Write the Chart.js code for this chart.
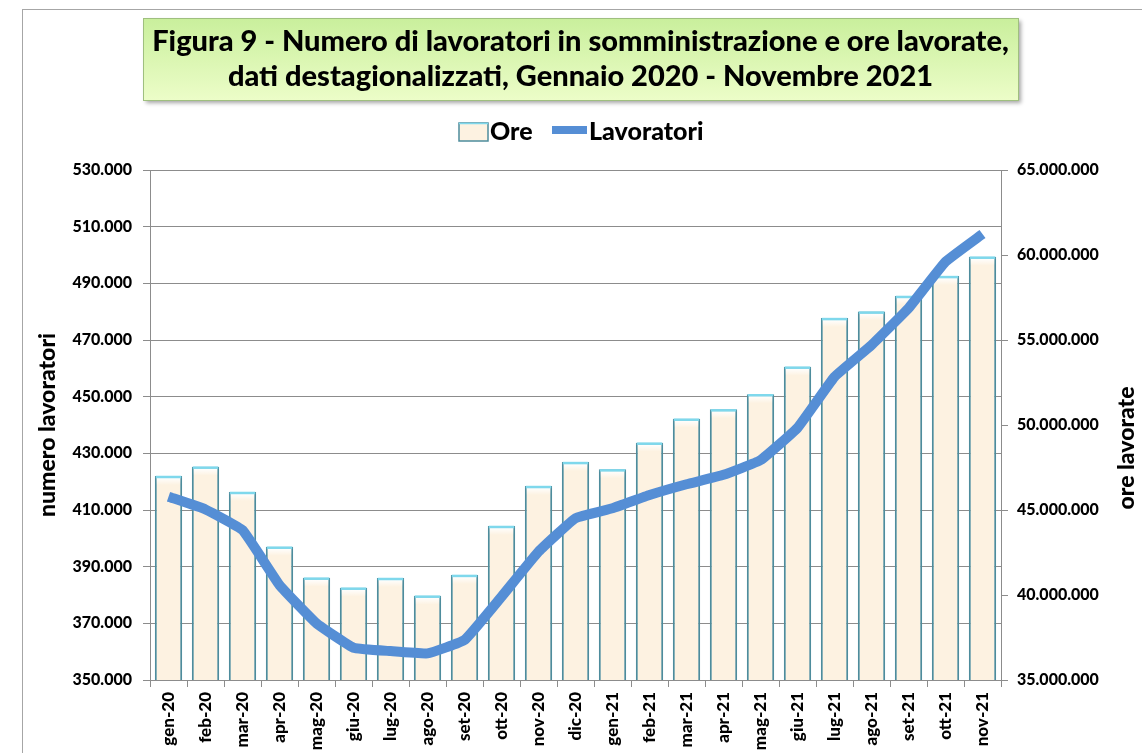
________
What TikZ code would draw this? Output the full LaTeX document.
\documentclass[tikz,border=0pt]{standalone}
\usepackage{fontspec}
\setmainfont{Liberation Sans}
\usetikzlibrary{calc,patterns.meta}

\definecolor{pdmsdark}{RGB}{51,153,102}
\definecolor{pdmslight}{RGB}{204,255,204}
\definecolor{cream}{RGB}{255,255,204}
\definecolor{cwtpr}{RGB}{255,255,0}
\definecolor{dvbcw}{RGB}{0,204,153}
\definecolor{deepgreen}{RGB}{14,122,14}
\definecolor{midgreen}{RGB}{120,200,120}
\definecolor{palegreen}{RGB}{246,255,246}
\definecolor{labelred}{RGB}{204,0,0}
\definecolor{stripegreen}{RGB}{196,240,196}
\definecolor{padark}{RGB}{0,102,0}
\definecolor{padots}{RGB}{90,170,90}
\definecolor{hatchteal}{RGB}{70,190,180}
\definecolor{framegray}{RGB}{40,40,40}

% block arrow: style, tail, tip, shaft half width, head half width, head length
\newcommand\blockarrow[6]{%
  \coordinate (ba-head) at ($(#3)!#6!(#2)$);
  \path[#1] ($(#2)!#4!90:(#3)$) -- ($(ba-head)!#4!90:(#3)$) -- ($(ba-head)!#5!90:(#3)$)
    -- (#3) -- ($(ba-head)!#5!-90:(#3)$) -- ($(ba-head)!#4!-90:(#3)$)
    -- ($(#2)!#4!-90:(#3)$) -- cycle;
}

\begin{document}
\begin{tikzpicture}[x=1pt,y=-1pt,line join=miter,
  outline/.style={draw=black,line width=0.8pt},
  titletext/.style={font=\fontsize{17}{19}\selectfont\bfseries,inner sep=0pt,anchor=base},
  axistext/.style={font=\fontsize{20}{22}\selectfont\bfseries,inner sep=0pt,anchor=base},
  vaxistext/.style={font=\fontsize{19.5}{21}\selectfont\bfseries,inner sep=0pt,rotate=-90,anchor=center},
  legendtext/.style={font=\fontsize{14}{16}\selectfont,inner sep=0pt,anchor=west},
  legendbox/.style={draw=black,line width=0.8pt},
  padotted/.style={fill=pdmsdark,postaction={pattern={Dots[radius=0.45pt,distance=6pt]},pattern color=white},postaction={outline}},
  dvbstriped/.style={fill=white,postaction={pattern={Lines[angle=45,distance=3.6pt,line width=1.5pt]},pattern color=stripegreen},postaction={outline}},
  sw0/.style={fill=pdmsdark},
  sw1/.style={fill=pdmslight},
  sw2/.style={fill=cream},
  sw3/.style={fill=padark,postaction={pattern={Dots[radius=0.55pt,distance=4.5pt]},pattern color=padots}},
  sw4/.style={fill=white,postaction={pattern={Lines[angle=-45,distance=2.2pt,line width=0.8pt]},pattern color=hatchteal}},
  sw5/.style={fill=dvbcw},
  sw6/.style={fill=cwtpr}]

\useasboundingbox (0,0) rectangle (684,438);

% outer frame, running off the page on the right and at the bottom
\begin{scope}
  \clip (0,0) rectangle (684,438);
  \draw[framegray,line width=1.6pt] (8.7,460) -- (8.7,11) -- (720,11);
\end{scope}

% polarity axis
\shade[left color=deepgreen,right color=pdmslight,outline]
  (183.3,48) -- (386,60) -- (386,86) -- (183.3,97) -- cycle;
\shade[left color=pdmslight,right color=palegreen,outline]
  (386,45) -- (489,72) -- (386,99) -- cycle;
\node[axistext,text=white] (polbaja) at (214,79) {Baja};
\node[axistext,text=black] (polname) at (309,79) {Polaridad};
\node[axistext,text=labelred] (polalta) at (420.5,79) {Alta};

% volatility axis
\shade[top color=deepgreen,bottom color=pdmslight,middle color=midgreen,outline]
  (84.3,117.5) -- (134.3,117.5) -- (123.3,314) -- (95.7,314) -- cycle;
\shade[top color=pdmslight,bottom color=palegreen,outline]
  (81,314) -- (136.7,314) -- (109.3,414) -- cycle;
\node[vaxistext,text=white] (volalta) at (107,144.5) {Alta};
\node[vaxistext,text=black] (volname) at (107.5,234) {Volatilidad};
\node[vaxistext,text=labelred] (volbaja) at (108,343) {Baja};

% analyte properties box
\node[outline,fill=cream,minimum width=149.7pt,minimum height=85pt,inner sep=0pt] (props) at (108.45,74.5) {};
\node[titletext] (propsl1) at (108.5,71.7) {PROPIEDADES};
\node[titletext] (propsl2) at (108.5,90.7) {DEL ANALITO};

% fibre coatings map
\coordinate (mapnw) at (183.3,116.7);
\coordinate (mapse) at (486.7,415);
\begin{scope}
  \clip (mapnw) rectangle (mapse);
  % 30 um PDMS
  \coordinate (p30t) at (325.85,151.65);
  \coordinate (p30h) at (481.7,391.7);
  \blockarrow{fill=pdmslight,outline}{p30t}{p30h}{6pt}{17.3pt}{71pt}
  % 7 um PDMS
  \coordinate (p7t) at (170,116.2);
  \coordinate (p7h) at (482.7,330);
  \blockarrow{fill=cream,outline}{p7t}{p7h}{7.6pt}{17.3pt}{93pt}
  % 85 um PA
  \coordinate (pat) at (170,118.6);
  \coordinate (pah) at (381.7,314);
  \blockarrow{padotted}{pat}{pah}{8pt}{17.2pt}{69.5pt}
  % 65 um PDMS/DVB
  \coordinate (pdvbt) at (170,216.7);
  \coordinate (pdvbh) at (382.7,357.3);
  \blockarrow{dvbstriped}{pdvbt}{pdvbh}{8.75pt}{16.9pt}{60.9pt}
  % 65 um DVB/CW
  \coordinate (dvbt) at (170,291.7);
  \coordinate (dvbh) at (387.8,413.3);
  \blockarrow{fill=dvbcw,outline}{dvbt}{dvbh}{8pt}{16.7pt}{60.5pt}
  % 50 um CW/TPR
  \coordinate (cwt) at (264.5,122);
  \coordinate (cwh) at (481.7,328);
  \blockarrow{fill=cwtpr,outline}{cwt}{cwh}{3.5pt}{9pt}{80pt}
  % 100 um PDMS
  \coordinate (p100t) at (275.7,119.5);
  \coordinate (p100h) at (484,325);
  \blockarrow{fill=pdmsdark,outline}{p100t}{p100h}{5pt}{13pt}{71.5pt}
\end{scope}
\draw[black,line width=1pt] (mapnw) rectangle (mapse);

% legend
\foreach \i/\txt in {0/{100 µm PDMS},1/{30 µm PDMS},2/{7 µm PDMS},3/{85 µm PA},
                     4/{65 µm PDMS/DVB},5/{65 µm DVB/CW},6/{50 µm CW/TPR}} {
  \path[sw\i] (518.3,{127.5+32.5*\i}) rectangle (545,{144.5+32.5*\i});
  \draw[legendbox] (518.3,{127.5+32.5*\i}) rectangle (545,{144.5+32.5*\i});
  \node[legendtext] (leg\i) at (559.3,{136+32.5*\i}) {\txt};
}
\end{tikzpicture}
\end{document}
________
Short task: Give the count of lines in the records that contain "draw", and no other text.

Answer for this exercise: 6